Queries emailed to spokespersons of BSE and NSE remainedunanswered.

“The true-to-label rule will undoubtedly promote uniformity across brokerages,” said Ajay Menon, managing director and CEO of wealth management at Motilal Oswal Financial Services. With the exchanges withdrawing discounts previously extended to large and new-age players, brokers will now face a direct hit to their revenues with no discount on transaction charges, he said.

Menon believes that the true-to-label rule, coupled with exchange transaction charges and the recent wave of regulatory changes, signals a big impact to the discount brokerage era. “The era of freebies is being reined in to curb excessive speculative trading in F&O,” he said.

Zerodha founder Nithin Kamath had said on social media platform X on 1 October that equity delivery will remain free at Zerodha. “As of now, we are not making any changes to our brokerage”.

Kranthi Bathini, director of equity strategy at wealthMills Securities, said the changes will affect brokerages’ margins over the medium to long term. He said the days of free offerings are numbered, and investors should prepare for an uptick in the costs associated with what were once “complimentary bonuses”.

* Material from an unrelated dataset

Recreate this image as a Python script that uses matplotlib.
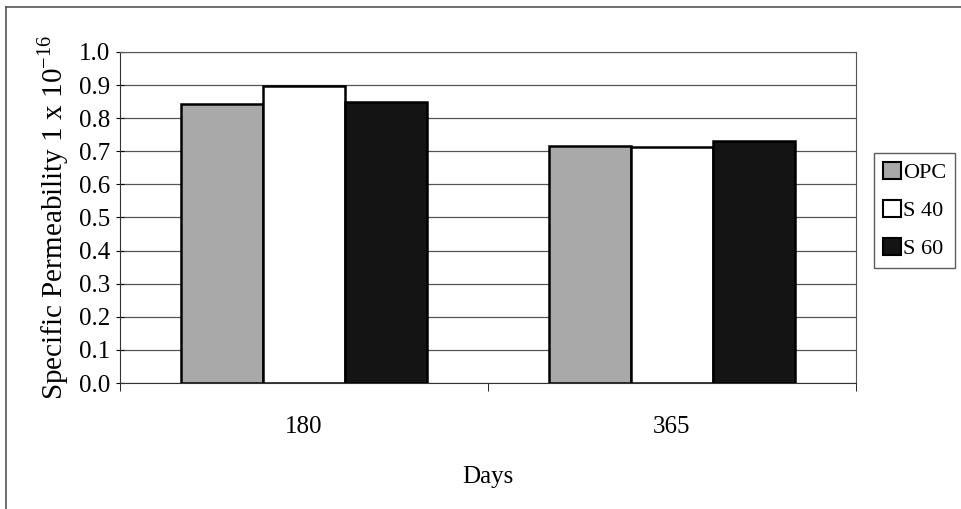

Separately, the market regulator has announced a series of measures to cool India’s derivatives market, including reducing the number of weekly expiries per exchange per week to one from the current five, raising the contract size for index F&O contracts from 5-10 lakh to 15-20 lakh, increasing lot sizes and margin requirements proportionally. Traders will face additional margin requirements on expiry day. The changes will kick in from 20 November, 2024.

Kamath of Zerodha said on X, “As things stand, assuming that those trading weekly don’t move on to trading monthly, the impact will be around 60% of overall F&O trades and about 30% of our overall orders. I guess things will become much clearer from November 20th. We will then decide on our change in pricing structure, based on the impact on the business.” He explained that while F&O volumes are certain to be affected by the new one weekly expiry contract per exchange rule, the exact scale and nature of the impact remain unclear. How the reduction or elimination of contracts will influence overall market turnover, the volume of orders, and shifts in customer behaviour is yet to be seen.